Однако то, что я прочитал дома, лишь доказало скудость моего воображения. Даже я, знавший, что Шенгели обижен на Маяковского за критику его книжки «Как писать статьи, стихи и рассказы», ― не мог представить себе, что этот самый Шенгели отважится вылить столько грязи, откровенной брани, нагородить столько вымысла. Конечно, это была месть, и только месть. Он преследовал единственную цель опорочить, низвергнуть поэта: во всем чувствовалась предвзятость. Признанный переводчик, теоретик литературы, эрудированный критик — и злостный пасквилянт? Это казалось несовместимым.

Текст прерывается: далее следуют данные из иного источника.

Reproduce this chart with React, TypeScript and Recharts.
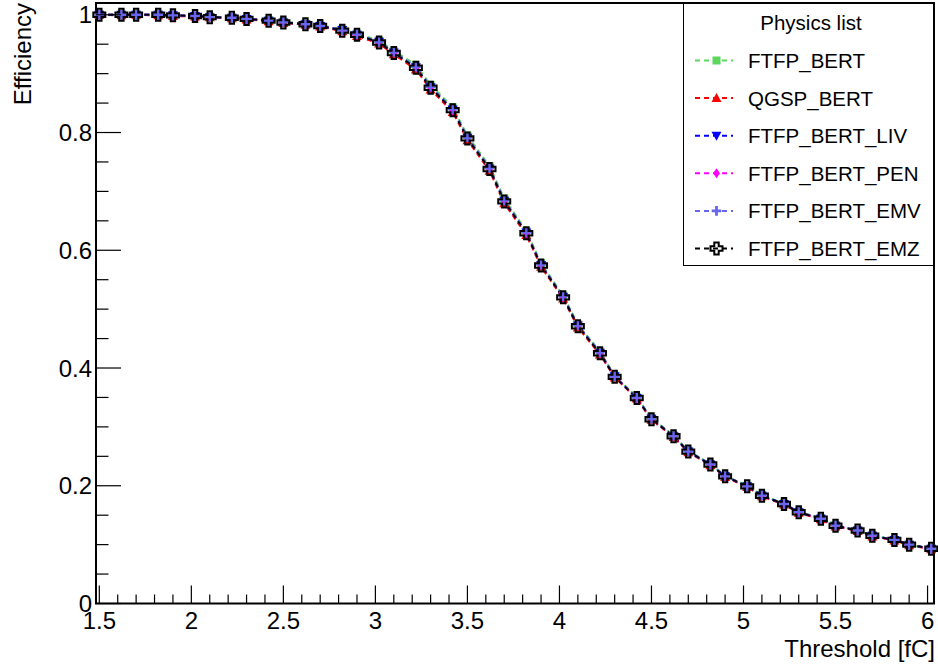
import React from "react";
import { LineChart, Line, XAxis, YAxis, Legend, ReferenceArea, Label } from "recharts";

// ---- data ----

// thresholds [fC] of the scan points
const thresholdFC = [
  1.50, 1.62, 1.70, 1.82, 1.90, 2.02, 2.10, 2.22, 2.30, 2.42, 2.50, 2.62, 2.70, 2.82, 2.90, 3.02,
  3.10, 3.22, 3.30, 3.42, 3.50, 3.62, 3.70, 3.82, 3.90, 4.02, 4.10, 4.22, 4.30, 4.42, 4.50, 4.62,
  4.70, 4.82, 4.90, 5.02, 5.10, 5.22, 5.30, 5.42, 5.50, 5.62, 5.70, 5.82, 5.90, 6.02,
];

const effFTFP_BERT = [
  1.000, 1.000, 1.000, 1.000, 0.999, 0.998, 0.997, 0.995, 0.993, 0.991, 0.988, 0.985, 0.982, 0.975, 0.968, 0.956,
  0.939, 0.915, 0.881, 0.843, 0.795, 0.743, 0.688, 0.633, 0.578, 0.523, 0.474, 0.428, 0.387, 0.351, 0.315, 0.286,
  0.259, 0.237, 0.217, 0.200, 0.184, 0.170, 0.156, 0.145, 0.133, 0.124, 0.116, 0.108, 0.100, 0.093,
];
const effQGSP_BERT = [
  1.000, 0.999, 1.000, 0.999, 0.998, 0.997, 0.996, 0.994, 0.992, 0.989, 0.986, 0.983, 0.980, 0.972, 0.964, 0.951,
  0.933, 0.907, 0.873, 0.835, 0.787, 0.735, 0.680, 0.626, 0.572, 0.518, 0.469, 0.423, 0.384, 0.348, 0.312, 0.283,
  0.257, 0.235, 0.215, 0.198, 0.182, 0.168, 0.154, 0.143, 0.131, 0.123, 0.114, 0.107, 0.099, 0.092,
];
const effFTFP_BERT_LIV = [
  1.000, 1.000, 1.000, 1.000, 0.999, 0.998, 0.996, 0.995, 0.993, 0.990, 0.987, 0.984, 0.981, 0.974, 0.966, 0.954,
  0.936, 0.911, 0.877, 0.839, 0.791, 0.739, 0.684, 0.630, 0.575, 0.521, 0.472, 0.426, 0.386, 0.349, 0.314, 0.284,
  0.258, 0.236, 0.216, 0.199, 0.183, 0.169, 0.155, 0.144, 0.132, 0.124, 0.115, 0.108, 0.100, 0.093,
];
const effFTFP_BERT_PEN = [
  1.000, 1.000, 1.000, 1.000, 0.999, 0.998, 0.996, 0.995, 0.993, 0.990, 0.987, 0.984, 0.981, 0.973, 0.966, 0.953,
  0.935, 0.910, 0.877, 0.838, 0.791, 0.738, 0.684, 0.629, 0.575, 0.520, 0.472, 0.425, 0.386, 0.349, 0.313, 0.284,
  0.258, 0.236, 0.216, 0.199, 0.183, 0.169, 0.155, 0.144, 0.132, 0.124, 0.115, 0.108, 0.100, 0.093,
];
const effFTFP_BERT_EMV = [
  1.000, 1.000, 1.000, 1.000, 0.999, 0.998, 0.997, 0.995, 0.993, 0.990, 0.988, 0.984, 0.981, 0.974, 0.967, 0.954,
  0.937, 0.912, 0.878, 0.840, 0.792, 0.740, 0.685, 0.631, 0.576, 0.522, 0.473, 0.427, 0.386, 0.350, 0.314, 0.285,
  0.259, 0.237, 0.217, 0.199, 0.184, 0.169, 0.156, 0.144, 0.133, 0.124, 0.116, 0.108, 0.100, 0.093,
];
const effFTFP_BERT_EMZ = [
  1.000, 1.000, 1.000, 1.000, 0.999, 0.998, 0.996, 0.995, 0.993, 0.990, 0.987, 0.984, 0.981, 0.973, 0.966, 0.953,
  0.935, 0.910, 0.876, 0.838, 0.790, 0.738, 0.683, 0.629, 0.574, 0.520, 0.471, 0.425, 0.385, 0.349, 0.313, 0.284,
  0.258, 0.236, 0.216, 0.199, 0.183, 0.169, 0.155, 0.144, 0.132, 0.124, 0.115, 0.108, 0.100, 0.093,
];

const xLabels = [1.5, 2, 2.5, 3, 3.5, 4, 4.5, 5, 5.5, 6];
const yLabels = [0, 0.2, 0.4, 0.6, 0.8, 1];

const series = [
  { name: "FTFP_BERT", values: effFTFP_BERT, color: "#5cd65c", marker: "square" },
  { name: "QGSP_BERT", values: effQGSP_BERT, color: "#ff0000", marker: "triUp" },
  { name: "FTFP_BERT_LIV", values: effFTFP_BERT_LIV, color: "#0000ff", marker: "triDown" },
  { name: "FTFP_BERT_PEN", values: effFTFP_BERT_PEN, color: "#ff00ff", marker: "diamond" },
  { name: "FTFP_BERT_EMV", values: effFTFP_BERT_EMV, color: "#6666ee", marker: "cross" },
  { name: "FTFP_BERT_EMZ", values: effFTFP_BERT_EMZ, color: "#000000", marker: "openCross" },
];

const X_MIN = 1.482;
const X_MAX = 6.035;
const Y_MAX = 1.02;
const FONT = "'Liberation Sans', Arial, Helvetica, sans-serif";
const FS = 24;

// minor ticks every 0.1 fC / 0.05 efficiency
const xTicks: number[] = [];
for (let i = 0; i <= 45; i++) xTicks.push(Math.round(15 + i) / 10);
const yTicks: number[] = [];
for (let i = 0; i <= 20; i++) yTicks.push(i / 20);

const isMajor = (v: number, list: number[]) => list.some((l) => Math.abs(l - v) < 1e-6);

function crossPath(cx: number, cy: number, s: number, a: number) {
  return `M${cx - a},${cy - s}H${cx + a}V${cy - a}H${cx + s}V${cy + a}H${cx + a}V${cy + s}H${cx - a}V${cy + a}H${cx - s}V${cy - a}H${cx - a}Z`;
}

function Marker({ shape, cx, cy, color }: { shape: string; cx: number; cy: number; color: string }) {
  if (shape === "square") return <rect x={cx - 4} y={cy - 4} width={8} height={8} fill={color} />;
  if (shape === "triUp")
    return <polygon points={`${cx},${cy - 5} ${cx - 5},${cy + 4} ${cx + 5},${cy + 4}`} fill={color} />;
  if (shape === "triDown")
    return <polygon points={`${cx - 5},${cy - 4} ${cx + 5},${cy - 4} ${cx},${cy + 5}`} fill={color} />;
  if (shape === "diamond")
    return <polygon points={`${cx},${cy - 5} ${cx + 3.5},${cy} ${cx},${cy + 5} ${cx - 3.5},${cy}`} fill={color} />;
  if (shape === "cross") return <path d={crossPath(cx, cy, 4.8, 1.4)} fill={color} />;
  return <path d={crossPath(cx, cy, 6, 2.2)} fill="none" stroke={color} strokeWidth={2} />;
}

const XTick = (props: any) => {
  const { x, y, payload } = props;
  const major = isMajor(payload.value, xLabels);
  return (
    <g>
      <line x1={x} x2={x} y1={y} y2={y - (major ? 18 : 9)} stroke="#000" strokeWidth={1.2} />
      {major && (
        <text x={x} y={y + 25} textAnchor="middle" fontSize={FS} fontFamily={FONT} fill="#000">
          {String(payload.value)}
        </text>
      )}
    </g>
  );
};

const YTick = (props: any) => {
  const { x, y, payload } = props;
  const major = isMajor(payload.value, yLabels);
  return (
    <g>
      <line x1={x} x2={x + (major ? 25 : 12.5)} y1={y} y2={y} stroke="#000" strokeWidth={1.2} />
      {major && (
        <text x={x - 4} y={y + 8.5} textAnchor="end" fontSize={FS} fontFamily={FONT} fill="#000">
          {String(payload.value)}
        </text>
      )}
    </g>
  );
};

const renderLegend = (props: any) => {
  // keep the drawing order of the series (Recharts sorts the payload by name)
  const payload = [...(props.payload || [])].sort(
    (a: any, b: any) =>
      series.findIndex((s) => s.name === a.value) - series.findIndex((s) => s.name === b.value)
  );
  return (
    <svg width={251} height={263} style={{ display: "block" }}>
      <rect x={0.5} y={0.5} width={250} height={262} fill="#fff" stroke="#000" strokeWidth={1} />
      <text x={128} y={26.5} textAnchor="middle" fontSize={20.5} fontFamily={FONT} fill="#000">
        Physics list
      </text>
      {payload.map((entry: any, i: number) => {
        const s = series.find((d) => d.name === entry.value) || series[i];
        const cy = 57.5 + i * 37.6;
        return (
          <g key={s.name}>
            <line x1={12} x2={50} y1={cy} y2={cy} stroke={s.color} strokeWidth={2} strokeDasharray="5 4" />
            <Marker shape={s.marker} cx={33.5} cy={cy} color={s.color} />
            <text x={65} y={cy + 7.5} fontSize={20.5} fontFamily={FONT} fill="#000">
              {s.name}
            </text>
          </g>
        );
      })}
    </svg>
  );
};

export default function App() {
  return (
    <div style={{ position: "absolute", left: 0, top: 0, width: 938, height: 670, background: "#fff" }}>
      <LineChart width={938} height={670} margin={{ top: 3, right: 4, bottom: 0, left: 0 }}>
        <XAxis
          type="number"
          dataKey="x"
          domain={[X_MIN, X_MAX]}
          ticks={xTicks}
          interval={0}
          height={66.5}
          tickSize={0}
          tickMargin={0}
          tickLine={false}
          axisLine={false}
          tick={<XTick />}
          allowDuplicatedCategory={false}
        >
          <Label
            content={() => (
              <text x={935} y={657} textAnchor="end" fontSize={FS} fontFamily={FONT} fill="#000">
                Threshold [fC]
              </text>
            )}
          />
        </XAxis>
        <YAxis
          type="number"
          domain={[0, Y_MAX]}
          ticks={yTicks}
          interval={0}
          width={96}
          tickSize={0}
          tickMargin={0}
          tickLine={false}
          axisLine={false}
          tick={<YTick />}
        >
          <Label
            content={() => (
              <text transform="translate(31,3) rotate(-90)" textAnchor="end" fontSize={FS} fontFamily={FONT} fill="#000">
                Efficiency
              </text>
            )}
          />
        </YAxis>
        <ReferenceArea x1={X_MIN} x2={X_MAX} y1={0} y2={Y_MAX} fill="none" stroke="#000" strokeWidth={2} />
        {series.map((s) => (
          <Line
            key={s.name}
            name={s.name}
            data={thresholdFC.map((x, i) => ({ x, y: s.values[i] }))}
            dataKey="y"
            type="linear"
            stroke={s.color}
            strokeWidth={2}
            strokeDasharray="5 4"
            isAnimationActive={false}
            activeDot={false}
            dot={(p: any) => <Marker key={`${s.name}-${p.index}`} shape={s.marker} cx={p.cx} cy={p.cy} color={s.color} />}
          />
        ))}
        <Legend
          layout="horizontal"
          verticalAlign="middle"
          align="center"
          wrapperStyle={{ left: 683, top: 2.5, width: 251, height: 263 }}
          content={renderLegend}
        />
      </LineChart>
    </div>
  );
}
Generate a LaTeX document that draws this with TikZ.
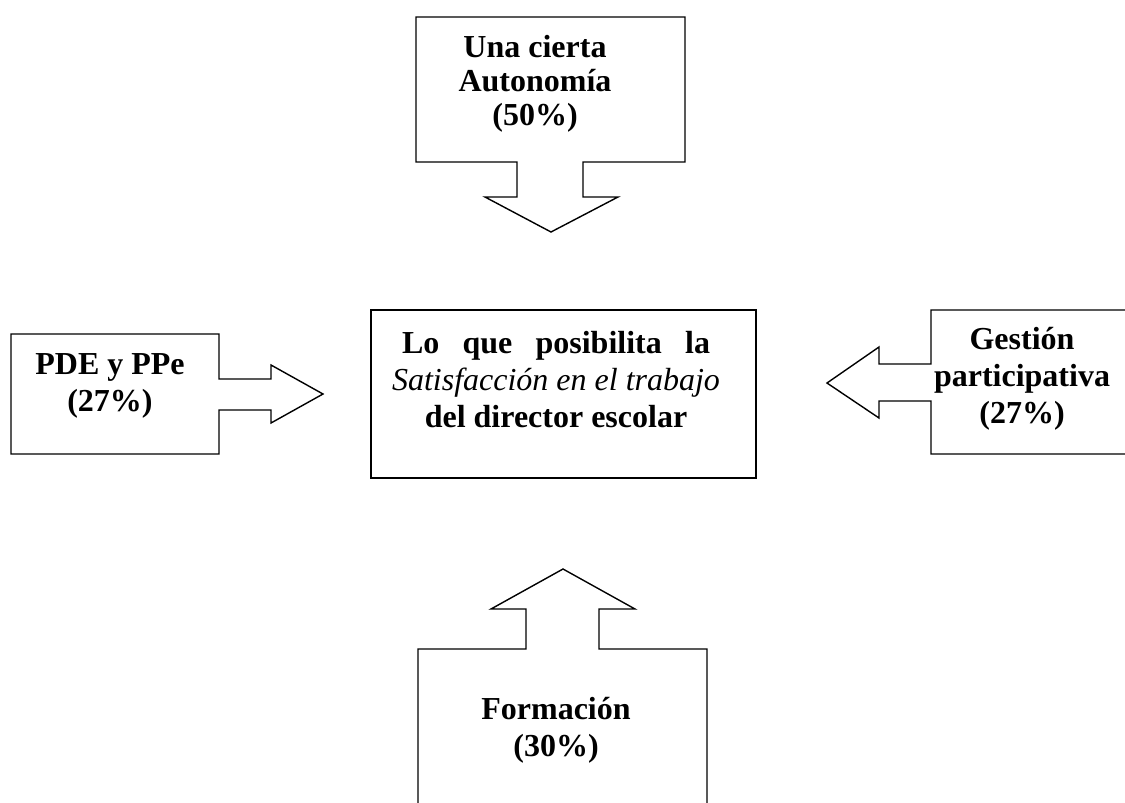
\documentclass[tikz,border=0pt]{standalone}
\usepackage{fontspec}
\setmainfont{Liberation Serif}
\usetikzlibrary{positioning}

\begin{document}
\begin{tikzpicture}[x=0.5pt,y=-0.5pt,
      callout/.style={draw=black,line width=0.7pt,line join=miter},
      boxtext/.style={inner sep=0pt,align=center,font=\bfseries\fontsize{16}{18.5}\selectfont}
      ]
      \useasboundingbox (0,0) rectangle (1125,803);
      % top: Una cierta Autonomia
      \draw[callout] (416,17) -- (685,17) -- (685,162) -- (583,162) -- (583,197) -- (618,197) -- (551,232)
        -- (485,197) -- (517,197) -- (517,162) -- (416,162) -- cycle;
      \node (autonomia) [boxtext,font=\bfseries\fontsize{16}{17}\selectfont] at (535,84) {Una cierta\\Autonom\'ia\\(50\%)};
      % left: PDE y PPe
      \draw[callout] (11,334) -- (219,334) -- (219,379) -- (271,379) -- (271,365) -- (323,394) -- (271,423)
        -- (271,410) -- (219,410) -- (219,454) -- (11,454) -- cycle;
      \node (pde) [boxtext] at (110,386) {PDE y PPe\\(27\%)};
      % centre
      \draw[callout] (371,310) rectangle (756,478);
      \node (centro) [boxtext] at (556,380) {\makebox[154pt][s]{Lo que posibilita la}\\
        {\mdseries\itshape Satisfacci\'on en el trabajo}\\del director escolar};
      % right: Gestion participativa
      \draw[callout] (1125,310) -- (931,310) -- (931,364) -- (879,364) -- (879,347) -- (827,383) -- (879,418)
        -- (879,401) -- (931,401) -- (931,454) -- (1125,454);
      \node (gestion) [boxtext] at (1022,379) {Gesti\'on\\participativa\\(27\%)};
      % bottom: Formacion
      \draw[callout] (418,803) -- (418,649) -- (526,649) -- (526,609) -- (491,609) -- (563,569) -- (635,609)
        -- (599,609) -- (599,649) -- (707,649) -- (707,803);
      \node (formacion) [boxtext] at (556,730) {Formaci\'on\\(30\%)};
    \end{tikzpicture}
\end{document}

На своих выступлениях Маяковский критиковал Шенгели главным образом за то, что тот в своей книжке брался в несколько уроков научить писать стихи, следуя чуть ли не точным и определенным правилам. Естественно, что Маяковский возмущался. Он говорил, что этой премудрости вообще невозможно научить, если речь идет, конечно, о настоящей поэзии, о хороших и добросовестных стихах. В слово «добросовестный» Маяковский вкладывал большой смысл. Даже Пушкина он называл «добросовестнейшим» поэтом своей эпохи.
«Помимо необходимых способностей надо работать до предела, до кульминации, — говорил Маяковский, — надо работать над стихотворением до тех пор, пока не почувствуешь, что больше ничего не сможешь сделать».
Сам Маяковский работал над некоторыми стихотворениями неделями, месяцами. В других случаях творческий процесс сводился к одному дню, а то и к считанным часам: «Рассказ литейщика Ивана Козырева», «Лучший стих».
Поэт, верный своему принципу бороться стихами, опубликовал в журнале «Молодая гвардия» стихотворение с длинным и оригинальным заглавием:
«Моя речь на показательном процессе по случаю возможного скандала с лекциями профессора Шенгели»:
Я тру ежедневно взморщенный лоб в раздумье о нашей касте, и я не знаю: поэт — поп, поп или мастер.
…
Скрывает ученейший их богослов в туман вдохновения радугу слов, как чаши скрывают церковные. А я раскрываю мое ремесло как радость, мастером кованную. И я, вскипя с позора с того, ругнулся и плюнул, уйдя. Но ругань моя — не озорство, а долг, товарищ судья.